→ SOURCE EXCERPT
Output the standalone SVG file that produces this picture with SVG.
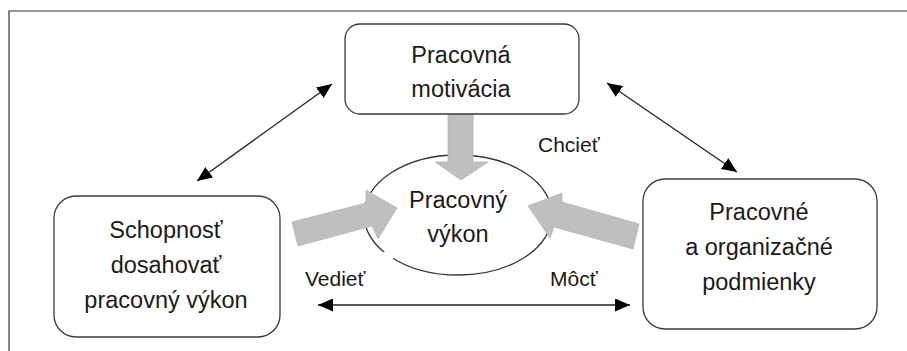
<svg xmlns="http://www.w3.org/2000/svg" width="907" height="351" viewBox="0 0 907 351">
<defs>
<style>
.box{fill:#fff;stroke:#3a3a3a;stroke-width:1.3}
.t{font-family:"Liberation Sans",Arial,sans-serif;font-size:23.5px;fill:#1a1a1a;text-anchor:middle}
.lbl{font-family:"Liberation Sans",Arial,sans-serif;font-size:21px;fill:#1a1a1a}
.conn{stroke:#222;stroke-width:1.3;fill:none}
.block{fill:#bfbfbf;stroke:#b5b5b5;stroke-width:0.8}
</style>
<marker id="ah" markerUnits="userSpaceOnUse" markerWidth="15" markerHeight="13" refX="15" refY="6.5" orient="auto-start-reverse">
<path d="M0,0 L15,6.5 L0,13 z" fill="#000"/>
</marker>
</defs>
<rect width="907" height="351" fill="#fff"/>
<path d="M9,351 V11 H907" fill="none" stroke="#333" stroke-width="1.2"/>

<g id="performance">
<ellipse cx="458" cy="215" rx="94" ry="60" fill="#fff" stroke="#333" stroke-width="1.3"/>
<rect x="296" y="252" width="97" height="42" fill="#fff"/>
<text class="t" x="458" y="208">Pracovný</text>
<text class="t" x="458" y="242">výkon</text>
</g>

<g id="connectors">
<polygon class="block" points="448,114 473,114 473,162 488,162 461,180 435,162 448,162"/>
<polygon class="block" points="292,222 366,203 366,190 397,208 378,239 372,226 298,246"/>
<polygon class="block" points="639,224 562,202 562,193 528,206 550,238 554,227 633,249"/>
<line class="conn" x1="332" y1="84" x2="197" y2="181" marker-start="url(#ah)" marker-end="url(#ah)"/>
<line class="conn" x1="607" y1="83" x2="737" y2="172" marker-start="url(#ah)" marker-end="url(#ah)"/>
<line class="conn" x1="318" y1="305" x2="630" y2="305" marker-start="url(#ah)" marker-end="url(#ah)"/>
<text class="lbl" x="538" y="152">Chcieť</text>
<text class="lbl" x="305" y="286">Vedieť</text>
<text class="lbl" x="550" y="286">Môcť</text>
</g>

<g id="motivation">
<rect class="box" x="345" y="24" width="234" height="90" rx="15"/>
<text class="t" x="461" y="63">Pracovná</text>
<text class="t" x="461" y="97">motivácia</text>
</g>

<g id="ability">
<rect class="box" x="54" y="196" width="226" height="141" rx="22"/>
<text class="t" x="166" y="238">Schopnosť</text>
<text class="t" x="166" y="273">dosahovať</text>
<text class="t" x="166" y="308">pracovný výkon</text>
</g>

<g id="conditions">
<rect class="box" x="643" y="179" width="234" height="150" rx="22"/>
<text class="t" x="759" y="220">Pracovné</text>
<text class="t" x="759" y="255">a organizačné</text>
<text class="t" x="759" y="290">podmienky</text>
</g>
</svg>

→ JOB
Copy the data exactly. Any picture it contains is to be omitted.

→ THE RESULT
Output the standalone SVG file that produces this picture with SVG.
<svg xmlns="http://www.w3.org/2000/svg" width="907" height="351" viewBox="0 0 907 351">
<defs>
<style>
.box{fill:#fff;stroke:#3a3a3a;stroke-width:1.3}
.t{font-family:"Liberation Sans",Arial,sans-serif;font-size:23.5px;fill:#1a1a1a;text-anchor:middle}
.lbl{font-family:"Liberation Sans",Arial,sans-serif;font-size:21px;fill:#1a1a1a}
.conn{stroke:#222;stroke-width:1.3;fill:none}
.block{fill:#bfbfbf;stroke:#b5b5b5;stroke-width:0.8}
</style>
<marker id="ah" markerUnits="userSpaceOnUse" markerWidth="15" markerHeight="13" refX="15" refY="6.5" orient="auto-start-reverse">
<path d="M0,0 L15,6.5 L0,13 z" fill="#000"/>
</marker>
</defs>
<rect width="907" height="351" fill="#fff"/>
<path d="M9,351 V11 H907" fill="none" stroke="#333" stroke-width="1.2"/>

<g id="performance">
<ellipse cx="458" cy="215" rx="94" ry="60" fill="#fff" stroke="#333" stroke-width="1.3"/>
<rect x="296" y="252" width="97" height="42" fill="#fff"/>
<text class="t" x="458" y="208">Pracovný</text>
<text class="t" x="458" y="242">výkon</text>
</g>

<g id="connectors">
<polygon class="block" points="448,114 473,114 473,162 488,162 461,180 435,162 448,162"/>
<polygon class="block" points="292,222 366,203 366,190 397,208 378,239 372,226 298,246"/>
<polygon class="block" points="639,224 562,202 562,193 528,206 550,238 554,227 633,249"/>
<line class="conn" x1="332" y1="84" x2="197" y2="181" marker-start="url(#ah)" marker-end="url(#ah)"/>
<line class="conn" x1="607" y1="83" x2="737" y2="172" marker-start="url(#ah)" marker-end="url(#ah)"/>
<line class="conn" x1="318" y1="305" x2="630" y2="305" marker-start="url(#ah)" marker-end="url(#ah)"/>
<text class="lbl" x="538" y="152">Chcieť</text>
<text class="lbl" x="305" y="286">Vedieť</text>
<text class="lbl" x="550" y="286">Môcť</text>
</g>

<g id="motivation">
<rect class="box" x="345" y="24" width="234" height="90" rx="15"/>
<text class="t" x="461" y="63">Pracovná</text>
<text class="t" x="461" y="97">motivácia</text>
</g>

<g id="ability">
<rect class="box" x="54" y="196" width="226" height="141" rx="22"/>
<text class="t" x="166" y="238">Schopnosť</text>
<text class="t" x="166" y="273">dosahovať</text>
<text class="t" x="166" y="308">pracovný výkon</text>
</g>

<g id="conditions">
<rect class="box" x="643" y="179" width="234" height="150" rx="22"/>
<text class="t" x="759" y="220">Pracovné</text>
<text class="t" x="759" y="255">a organizačné</text>
<text class="t" x="759" y="290">podmienky</text>
</g>
</svg>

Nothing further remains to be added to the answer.